Uzmanların iddiasına göre özellikle kafe, kütüphane veya ofis gibi daha sessiz kamusal alanlarda dizüstü bilgisayarların klavyelerinin kaydedilmesi daha olası. Ayrıca çoğu dizüstü bilgisayarın klavyesi birbirine benziyor ve aralarında benzer akustik profillere sahip tek tip, modüler olmayan klavye kullanıyor. Araştırmacılar konseptlerini test etmek için 2021 model bir MacBook Pro kullandılar. Son iki yıldaki ve potansiyel olarak gelecekteki modelleriyle aynı anahtar tasarımına sahip bir klavyesi olan bu dizüstü bilgisayarda, modellerini her tuşla ilişkili dalga formları üzerinde eğitmek için her biri 25 kez olmak üzere 36 tuşa bastılar.
 
İlk testlerinde klavyenin sesini kaydetmek için 17 cm uzaklıktaki bir iPhone 13 mini kullandılar. İkinci test için, dizüstü bilgisayar tuşlarını Zoom üzerinden, MacBook'un dahili mikrofonlarını kullanarak, Zoom'un gürültü bastırma özelliği en düşük seviyeye ayarlanmış şekilde kaydettiler. Her iki testte de yüzde 93'ün üzerinde doğruluk elde etmeyi başardılar ve telefonla kaydedilen seste doğruluk oranı yüzde 95-96'ya yaklaştı.
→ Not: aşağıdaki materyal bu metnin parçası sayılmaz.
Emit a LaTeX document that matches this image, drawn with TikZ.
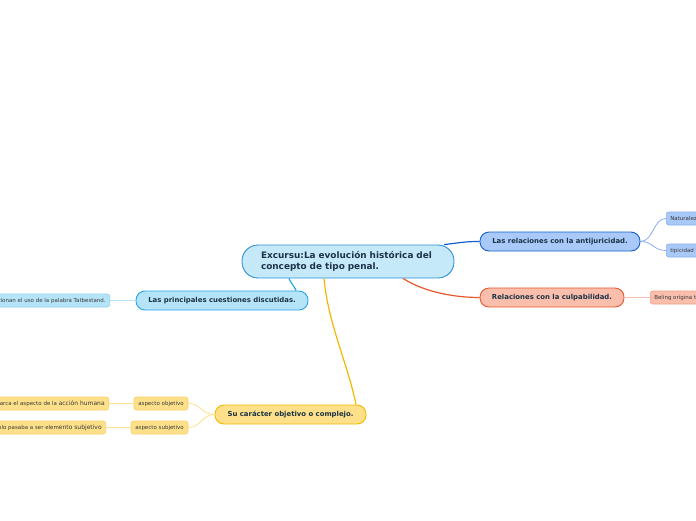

Gazete Oksijen'de yer alan habere göre, araştırmacılar, bir tuşun konumunun ses profilini belirlemede önemli bir rol oynadığını belirtirken, yanlış sınıflandırmaların çoğunun sadece bir ya da iki tuş uzakta olma eğiliminde olduğuna dikkat çekti. Bu nedenle, bir tuşun yaklaşık konumu göz önüne alındığında, ikinci bir makine destekli sistemin yanlış tuşları düzeltme potansiyeli güçlü görünüyor.
 
Peki bu tür saldırıları azaltmak için ne yapılabilir? Söz konusu Makale bu noktada birkaç ipucu veriyor: * Yazma stilinizin değişmesi: Özellikle dokunmatik ekranda yazarak bu sorun aşılabilir * Görüntülü aramaların iletilen sesine rastgele oluşturulmuş yanlış tuş vuruşlarının eklenmesi * Yazılan şifreler yerine parmak izi veya yüz tarama gibi biyometrik araçların kullanılması * Farklı anahtar tiplerine sahip mekanik klavyeler tercih edilebilir Hassas bilgisayar verilerine yönelik ses tabanlı yan kanal saldırıları nadiren ifşa edilen ihlallerde görülse de bazen araştırmalarda görülüyor. Bilim adamları PGP anahtarlarını okumak için bilgisayar seslerini ve uzaktaki bir ekranı 'görmek' için makine öğrenimi ve web kamerası mikrofonlarını kullandı. Ancak yan kanal saldırıları da gerçek bir tehdit. ABD'nin Avrupalı müttefiklerini gözetlediğini gösteren 2013 tarihli 'dropmire' skandalı büyük olasılıkla kablolar, radyo frekansları ya da ses yoluyla bir tür yan kanal saldırısı içeriyordu.